Under generally accepted accounting principles, or GAAP, if you are leasing something, then you recognize the lease in your accounting books at the start of the lease. But that is not the case if the start of the lease and the time that you sign the lease are not the same. In this instance, you would want to recognize the present value, or PV, of the minimum lease payments by using the interest rate as a discount rate. With a little math, you can quickly calculate the PV of minimum lease payments.

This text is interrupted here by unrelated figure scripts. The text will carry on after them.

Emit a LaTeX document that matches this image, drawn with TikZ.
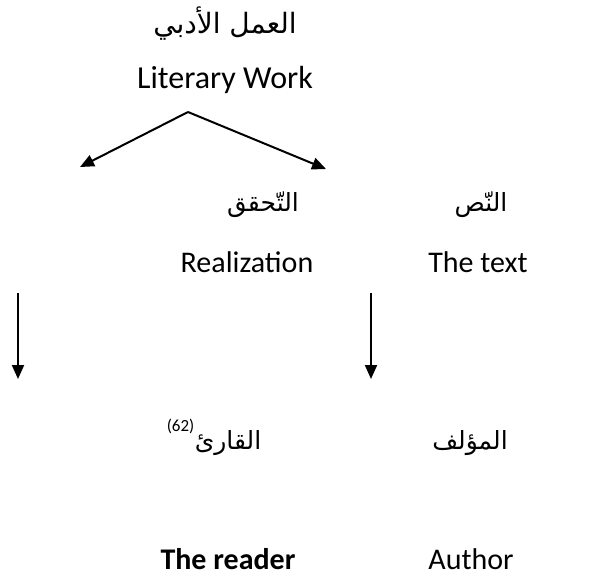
\documentclass[tikz,border=0pt]{standalone}
\usepackage{fontspec}
\setmainfont{Carlito}
\newfontfamily\arabicfont[Script=Arabic]{DejaVu Sans}
\TeXXeTstate=1
\usetikzlibrary{arrows.meta}
\tikzset{
  lat/.style={font=\fontsize{30}{34}\selectfont, inner sep=0pt},
  ara/.style={font=\fontsize{25}{30}\selectfont\arabicfont, inner sep=0pt},
  arr/.style={line width=2pt, -{Triangle[length=14pt,width=12pt]}}
}
\begin{document}
\begin{tikzpicture}[x=1pt,y=-1pt]
\useasboundingbox (0,0) rectangle (613,579);
% top
\node[ara, font=\fontsize{28}{32}\selectfont\arabicfont] (workA) at (225,24) {\beginR العمل الأدبي\endR};
\node[lat, font=\fontsize{32}{36}\selectfont] (workE) at (225,80) {Literary Work};
% second row
\node[ara] (realA) at (263,205) {\beginR التّحقق\endR};
\node[lat] (realE) at (247,262) {Realization};
\node[ara] (textA) at (481,205) {\beginR النّص\endR};
\node[lat] (textE) at (478,262) {The text};
% third row
\node[ara] (readA) at (228,443) {\beginR القارئ\endR};
\node[font=\fontsize{17}{19}\selectfont, inner sep=0pt, anchor=east, yshift=17pt] (note) at (readA.west) {(62)};
\node[ara] (authA) at (470,443) {\beginR المؤلف\endR};
\node[lat, font=\fontsize{30}{34}\selectfont\bfseries] (readE) at (228,559) {The reader};
\node[lat] (authE) at (471,559) {Author};
% connectors
\coordinate (apex) at (188,112);
\coordinate (leftEnd) at (80,167);
\coordinate (rightEnd) at (326,169);
\draw[arr] (apex) -- (leftEnd);
\draw[arr] (apex) -- (rightEnd);
\coordinate (v1s) at (18,293);
\coordinate (v1e) at (18,379);
\coordinate (v2s) at (371,293);
\coordinate (v2e) at (371,379);
\draw[arr] (v1s) -- (v1e);
\draw[arr] (v2s) -- (v2e);
\end{tikzpicture}
\end{document}
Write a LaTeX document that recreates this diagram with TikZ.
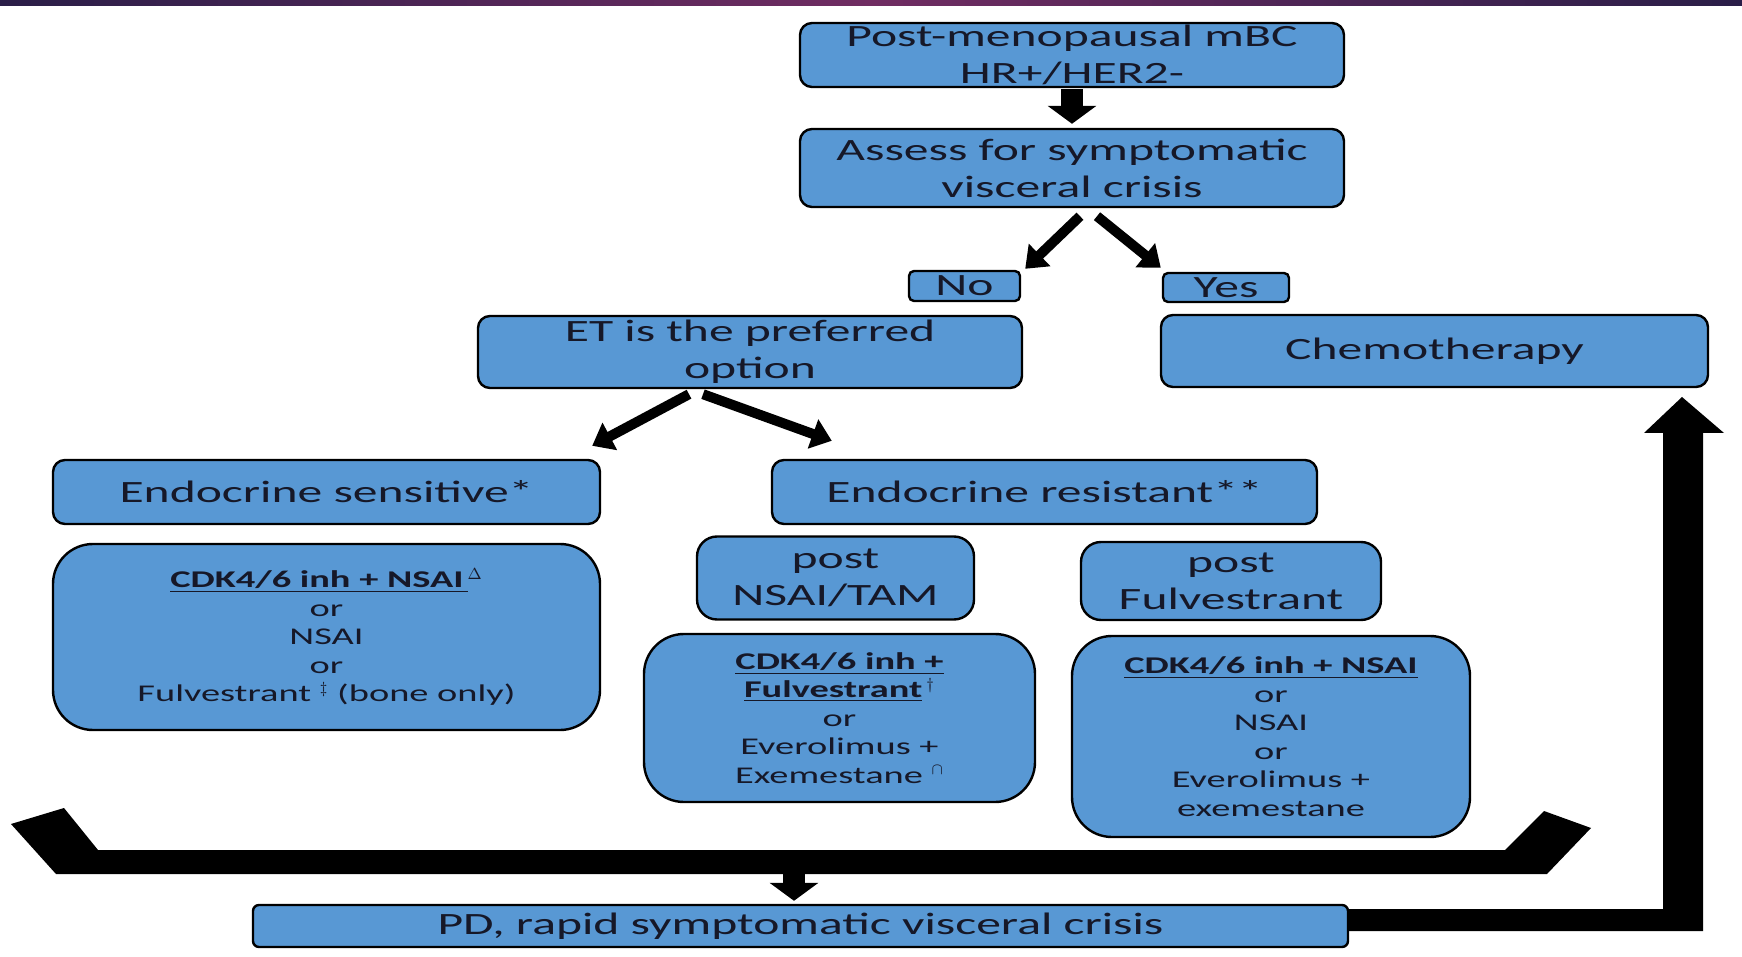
\documentclass[tikz,border=0pt]{standalone}
\usepackage{fontspec}
\usepackage{xcolor}
\usepackage{tikz}
\usetikzlibrary{arrows.meta, calc}
\newfontfamily\boxfont{Carlito}[FakeStretch=1.6]
\definecolor{boxblue}{RGB}{88,152,212}
\definecolor{ink}{RGB}{22,24,40}
\definecolor{barpurple}{RGB}{112,44,98}
\definecolor{bardark}{RGB}{42,30,72}

\begin{document}
\begin{tikzpicture}[x=0.5pt, y=-0.5pt,
  box/.style={draw=black, line width=1.2pt, fill=boxblue, text=ink,
              rounded corners=6pt, align=center, inner sep=0pt,
              font=\fontsize{15.5}{18.5}\selectfont\boxfont},
  tag/.style={box, rounded corners=2.5pt},
  post/.style={box, rounded corners=10pt},
  drug/.style={box, rounded corners=20pt,
               font=\fontsize{12}{14.25}\selectfont\boxfont},
  fat/.style={line width=11pt, -{Triangle[width=24pt, length=9pt]}},
  slant/.style={line width=5pt, -{Triangle[width=15pt, length=10pt]}}]
\useasboundingbox (0,0) rectangle (1742,957);
\fill[left color=bardark, right color=bardark, middle color=barpurple]
  (0,0) rectangle (1742,6);

% top of the chart
\node[box, minimum width=272pt, minimum height=32pt] (meno) at (1072,55)
  {Post-menopausal mBC\\HR+/HER2-};
\node[box, minimum width=272pt, minimum height=39pt] (assess) at (1072,168)
  {Assess for symptomatic\\visceral crisis};
\node[tag, minimum width=55.5pt, minimum height=15pt] (no) at (964.5,286) {No};
\node[tag, minimum width=63pt, minimum height=14.5pt] (yes) at (1226,287.5) {Yes};
\node[box, minimum width=272pt, minimum height=36pt] (et) at (750,352)
  {ET is the preferred\\option};
\node[box, minimum width=273.5pt, minimum height=36pt] (chemo) at (1434.5,351)
  {Chemotherapy};

% endocrine branches
\node[box, minimum width=273.5pt, minimum height=32pt] (sens) at (326.5,492)
  {Endocrine sensitive*};
\node[box, minimum width=272.5pt, minimum height=32pt] (resist) at (1044.5,492)
  {Endocrine resistant**};
\node[drug, minimum width=273.5pt, minimum height=93pt] (firstline) at (326.5,637)
  {\underline{\textbf{CDK4/6 inh + NSAI\,}}$^{\Delta}$\\or\\NSAI\\or\\
   Fulvestrant $^{\ddagger}$ (bone only)};
\node[post, minimum width=138.5pt, minimum height=41.5pt] (postnsai) at (835.5,578)
  {post\\NSAI/TAM};
\node[post, minimum width=150pt, minimum height=39pt] (postfulv) at (1231,581)
  {post\\Fulvestrant};
\node[drug, minimum width=195.5pt, minimum height=84pt] (afternsai) at (839.5,718)
  {\underline{\textbf{CDK4/6 inh +}}\\\underline{\textbf{Fulvestrant}}\,$^{\dagger}$\\or\\
   Everolimus +\\Exemestane $^{\cap}$};
\node[drug, minimum width=199pt, minimum height=100.5pt] (afterfulv) at (1271,736.5)
  {\underline{\textbf{CDK4/6 inh + NSAI}}\\or\\NSAI\\or\\Everolimus +\\exemestane};
\node[box, rounded corners=3pt, minimum width=547.5pt, minimum height=21pt] (pd)
  at (800.5,926) {PD, rapid symptomatic visceral crisis};

% arrows
\draw[fat, shorten <=0.5pt, shorten >=2pt] (meno.south) -- (assess.north);
\draw[slant] ($(assess.south)+(8,8)$) -- ($(no.north east)+(4,-1)$);
\draw[slant] ($(assess.south)+(25,8)$) -- ($(yes.north west)+(-1,-4)$);
\draw[slant] ($(et.south)+(-61,5)$) -- ($(sens.north east)+(-9,-13)$);
\draw[slant] ($(et.south)+(-47,5)$) -- ($(resist.north west)+(61,-18)$);

% bracket gathering the lines of treatment
\fill (11,824) -- (64,808) -- (98,850) -- (1505,850) -- (1544,811)
  -- (1591,828) -- (1547,874) -- (56,874) -- cycle;
\coordinate (join) at (794,874);
\draw[fat, shorten >=1.5pt] (join) -- (join |- pd.north);

% back to chemotherapy
\fill (pd.east |- 0,909) -- (1663,909) -- (1663,433) -- (1644,433)
  -- (1682,397) -- (1724,433) -- (1703,433) -- (1703,931)
  -- (pd.east |- 0,931) -- cycle;
\end{tikzpicture}
\end{document}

Difficulty: Moderately Challenging
Instructions
  1. Step 1

    Confirm the lease term. To calculate the PV of minimum lease payments, you will need to know the term of the lease or the expected useful life of the item you are leasing. The term will be listed in the lease agreement that you have signed. You will want to know the term in years.

  2. Step 2

    Add up your yearly lease payments. You may make lease payments yearly, monthly, quarterly or semiannually. Confirm your payment schedule and amount in your lease agreement. Then calculate what your yearly lease payment is for the lease.

  3. Step 3

    Find the interest rate. Check your lease agreement to confirm what your borrowing interest rate is for the term of the lease. You will want to convert the interest rate to a number you can use by moving the decimal point two spaces to the left. For example, if your interest rate is 7.5 percent, then you will convert it to 0.075 for the PV calculation.

  4. Step 4

    Confirm the residual value. If you are leasing equipment for a business, then the company you are leasing from will typically guarantee a specific residual value for the equipment. This amount will be listed in your lease agreement. If you are looking for the PV of minimum lease payments for something like a consumer vehicle lease, then you will not have a residual value. If you do not have a residual value, that is OK because you can still calculate the PV of the minimum lease payments.

  5. Step 5

    Solve for the PV of the minimum lease payments. The equation you will use is L / (1 + r to the nth power) where "L" is the yearly lease payment amount, "r" is the interest rate and "n" is the number of years. For example, if your annual lease payments are $20,000 for 3 years at an interest rate of 8 percent and you have a guaranteed residual value of $5,000, your equation would look like this: [ 20,000 / (1.08) ] + [20,000 / (1.08)(1.08) ] + [ 20,000 / (1.08)(1.08)(1.08) ] + [ 5,000 / (1.08)(1.08)(1.08)] = PV of minimum lease payments. To break that down, it would look like 18,518.52 + 17,146.78 + 15,876.64 + 3,969.16 = 55,511.10. So, the PV of the minimum lease payments is $55,511.10 in this example.